**What needs to be done**
All the data should be repeated exactly. Any image in it is left out.
start
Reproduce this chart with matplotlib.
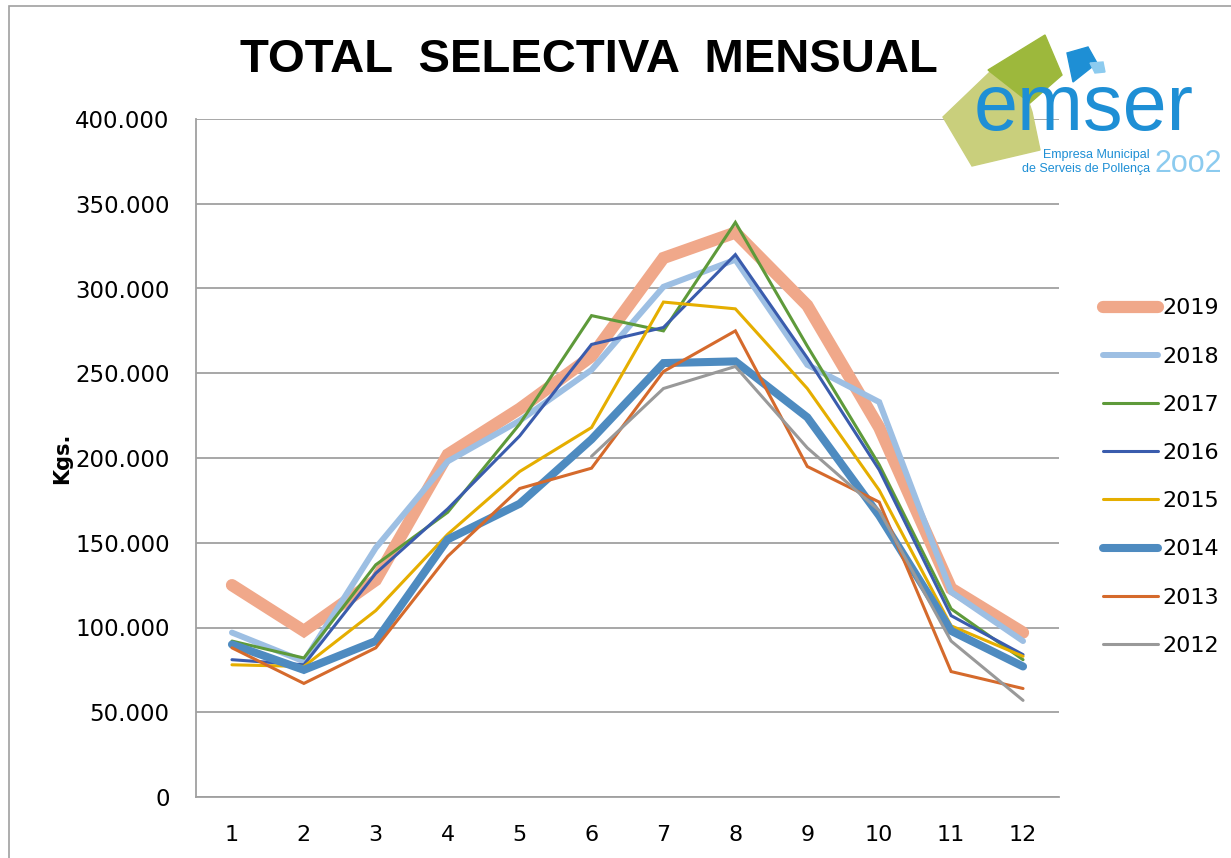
import numpy as np
import matplotlib.pyplot as plt
from matplotlib.patches import Polygon, Rectangle

months = np.arange(1, 13)
nan = np.nan

# kilos per month
y2019 = [125000, 98000, 128000, 202000, 229000, 260000, 318000, 333000, 290000, 218000, 123000, 97000]
y2018 = [97000, 80000, 147000, 198000, 222000, 252000, 301000, 317000, 255000, 233000, 121000, 92000]
y2017 = [92000, 82000, 137000, 168000, 220000, 284000, 275000, 339000, 266000, 196000, 111000, 81000]
y2016 = [81000, 78000, 132000, 170000, 213000, 267000, 277000, 320000, 259000, 193000, 107000, 84000]
y2015 = [78000, 77000, 110000, 155000, 192000, 218000, 292000, 288000, 241000, 181000, 101000, 83000]
y2014 = [90000, 75000, 92000, 152000, 173000, 211000, 256000, 257000, 224000, 166000, 98000, 77000]
y2013 = [88000, 67000, 88000, 142000, 182000, 194000, 251000, 275000, 195000, 174000, 74000, 64000]
y2012 = [nan, nan, nan, nan, nan, 201000, 241000, 254000, 206000, 169000, 92000, 57000]

series = [
    ('2019', y2019, '#F0A88A', 8.8),
    ('2018', y2018, '#9DBFE3', 4.3),
    ('2017', y2017, '#5E9A3A', 2.2),
    ('2016', y2016, '#3A5CAD', 2.2),
    ('2015', y2015, '#E5AE00', 2.2),
    ('2014', y2014, '#4E8BC0', 5.8),
    ('2013', y2013, '#D56A2C', 2.2),
    ('2012', y2012, '#999999', 2.2),
]

fig = plt.figure(figsize=(12.31, 8.58), dpi=100)
fig.patches.append(Rectangle((9 / 1231, -0.01), 1.2, 1 - 6 / 858 + 0.01,
                             transform=fig.transFigure, fill=False,
                             edgecolor='#A0A0A0', linewidth=1.2))

ax = fig.add_axes([196 / 1231, 1 - 797 / 858, (1059 - 196) / 1231, (797 - 119) / 858])

for name, vals, col, lw in series:
    ax.plot(months, vals, color=col, linewidth=lw, label=name,
            solid_capstyle='round', solid_joinstyle='miter')

ax.set_xlim(0.5, 12.5)
ax.set_ylim(0, 400000)
ax.set_xticks(months)
ax.set_yticks(np.arange(0, 400001, 50000))
ax.set_yticklabels(['0'] + [f'{v // 1000}.000' for v in range(50000, 400001, 50000)])
ax.grid(axis='y', color='#A0A0A0', linewidth=1.3)
ax.set_axisbelow(True)
for s in ['top', 'right']:
    ax.spines[s].set_visible(False)
for s in ['left', 'bottom']:
    ax.spines[s].set_color('#A0A0A0')
    ax.spines[s].set_linewidth(1.3)
ax.tick_params(axis='y', length=0, labelsize=16.5, pad=19)
ax.tick_params(axis='x', length=0, labelsize=16, pad=20)
ax.set_ylabel('Kgs.', fontsize=15, fontweight='bold', labelpad=2)

leg = ax.legend(loc='upper left', bbox_to_anchor=(1.028, 0.765), frameon=False,
                fontsize=16, handlelength=2.45, handletextpad=0.2, labelspacing=1.27)

fig.text(589 / 1231, 1 - 60 / 858, 'TOTAL  SELECTIVA  MENSUAL', ha='center', va='center',
         fontsize=34, fontweight='bold', family='Liberation Sans')

# logo
lg = fig.add_axes([0, 0, 1, 1], facecolor='none')
lg.set_xlim(0, 1231)
lg.set_ylim(858, 0)
lg.axis('off')
lg.add_patch(Polygon([(943, 117), (990, 72), (1018, 70), (1032, 112), (1040, 150), (972, 166)],
                     closed=True, color='#C9CF7C', zorder=1))
lg.add_patch(Polygon([(988, 70), (1045, 35), (1062, 75), (1030, 103)],
                     closed=True, color='#9DB83C', zorder=2))
lg.add_patch(Polygon([(1067, 53), (1088, 47), (1097, 63), (1073, 82)],
                     closed=True, color='#1E8FD5', zorder=2))
lg.add_patch(Polygon([(1090, 63), (1103, 62), (1105, 72), (1095, 73)],
                     closed=True, color='#8CCBEF', zorder=2))
lg.text(1084, 130, 'emser', ha='center', va='baseline', fontsize=57,
        color='#1E8FD5', family='Liberation Sans', zorder=3)
lg.text(1150, 158, 'Empresa Municipal', ha='right', va='baseline', fontsize=9,
        color='#1E8FD5', family='Liberation Sans', zorder=3)
lg.text(1150, 172, 'de Serveis de Pollença', ha='right', va='baseline', fontsize=9,
        color='#1E8FD5', family='Liberation Sans', zorder=3)
lg.text(1155, 172, '2oo2', ha='left', va='baseline', fontsize=22,
        color='#8CCBEF', family='Liberation Sans', zorder=3)

fig.savefig('out.png', dpi=100)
end
**Response**
Reproduce this chart with matplotlib.
import numpy as np
import matplotlib.pyplot as plt
from matplotlib.patches import Polygon, Rectangle

months = np.arange(1, 13)
nan = np.nan

# kilos per month
y2019 = [125000, 98000, 128000, 202000, 229000, 260000, 318000, 333000, 290000, 218000, 123000, 97000]
y2018 = [97000, 80000, 147000, 198000, 222000, 252000, 301000, 317000, 255000, 233000, 121000, 92000]
y2017 = [92000, 82000, 137000, 168000, 220000, 284000, 275000, 339000, 266000, 196000, 111000, 81000]
y2016 = [81000, 78000, 132000, 170000, 213000, 267000, 277000, 320000, 259000, 193000, 107000, 84000]
y2015 = [78000, 77000, 110000, 155000, 192000, 218000, 292000, 288000, 241000, 181000, 101000, 83000]
y2014 = [90000, 75000, 92000, 152000, 173000, 211000, 256000, 257000, 224000, 166000, 98000, 77000]
y2013 = [88000, 67000, 88000, 142000, 182000, 194000, 251000, 275000, 195000, 174000, 74000, 64000]
y2012 = [nan, nan, nan, nan, nan, 201000, 241000, 254000, 206000, 169000, 92000, 57000]

series = [
    ('2019', y2019, '#F0A88A', 8.8),
    ('2018', y2018, '#9DBFE3', 4.3),
    ('2017', y2017, '#5E9A3A', 2.2),
    ('2016', y2016, '#3A5CAD', 2.2),
    ('2015', y2015, '#E5AE00', 2.2),
    ('2014', y2014, '#4E8BC0', 5.8),
    ('2013', y2013, '#D56A2C', 2.2),
    ('2012', y2012, '#999999', 2.2),
]

fig = plt.figure(figsize=(12.31, 8.58), dpi=100)
fig.patches.append(Rectangle((9 / 1231, -0.01), 1.2, 1 - 6 / 858 + 0.01,
                             transform=fig.transFigure, fill=False,
                             edgecolor='#A0A0A0', linewidth=1.2))

ax = fig.add_axes([196 / 1231, 1 - 797 / 858, (1059 - 196) / 1231, (797 - 119) / 858])

for name, vals, col, lw in series:
    ax.plot(months, vals, color=col, linewidth=lw, label=name,
            solid_capstyle='round', solid_joinstyle='miter')

ax.set_xlim(0.5, 12.5)
ax.set_ylim(0, 400000)
ax.set_xticks(months)
ax.set_yticks(np.arange(0, 400001, 50000))
ax.set_yticklabels(['0'] + [f'{v // 1000}.000' for v in range(50000, 400001, 50000)])
ax.grid(axis='y', color='#A0A0A0', linewidth=1.3)
ax.set_axisbelow(True)
for s in ['top', 'right']:
    ax.spines[s].set_visible(False)
for s in ['left', 'bottom']:
    ax.spines[s].set_color('#A0A0A0')
    ax.spines[s].set_linewidth(1.3)
ax.tick_params(axis='y', length=0, labelsize=16.5, pad=19)
ax.tick_params(axis='x', length=0, labelsize=16, pad=20)
ax.set_ylabel('Kgs.', fontsize=15, fontweight='bold', labelpad=2)

leg = ax.legend(loc='upper left', bbox_to_anchor=(1.028, 0.765), frameon=False,
                fontsize=16, handlelength=2.45, handletextpad=0.2, labelspacing=1.27)

fig.text(589 / 1231, 1 - 60 / 858, 'TOTAL  SELECTIVA  MENSUAL', ha='center', va='center',
         fontsize=34, fontweight='bold', family='Liberation Sans')

# logo
lg = fig.add_axes([0, 0, 1, 1], facecolor='none')
lg.set_xlim(0, 1231)
lg.set_ylim(858, 0)
lg.axis('off')
lg.add_patch(Polygon([(943, 117), (990, 72), (1018, 70), (1032, 112), (1040, 150), (972, 166)],
                     closed=True, color='#C9CF7C', zorder=1))
lg.add_patch(Polygon([(988, 70), (1045, 35), (1062, 75), (1030, 103)],
                     closed=True, color='#9DB83C', zorder=2))
lg.add_patch(Polygon([(1067, 53), (1088, 47), (1097, 63), (1073, 82)],
                     closed=True, color='#1E8FD5', zorder=2))
lg.add_patch(Polygon([(1090, 63), (1103, 62), (1105, 72), (1095, 73)],
                     closed=True, color='#8CCBEF', zorder=2))
lg.text(1084, 130, 'emser', ha='center', va='baseline', fontsize=57,
        color='#1E8FD5', family='Liberation Sans', zorder=3)
lg.text(1150, 158, 'Empresa Municipal', ha='right', va='baseline', fontsize=9,
        color='#1E8FD5', family='Liberation Sans', zorder=3)
lg.text(1150, 172, 'de Serveis de Pollença', ha='right', va='baseline', fontsize=9,
        color='#1E8FD5', family='Liberation Sans', zorder=3)
lg.text(1155, 172, '2oo2', ha='left', va='baseline', fontsize=22,
        color='#8CCBEF', family='Liberation Sans', zorder=3)

fig.savefig('out.png', dpi=100)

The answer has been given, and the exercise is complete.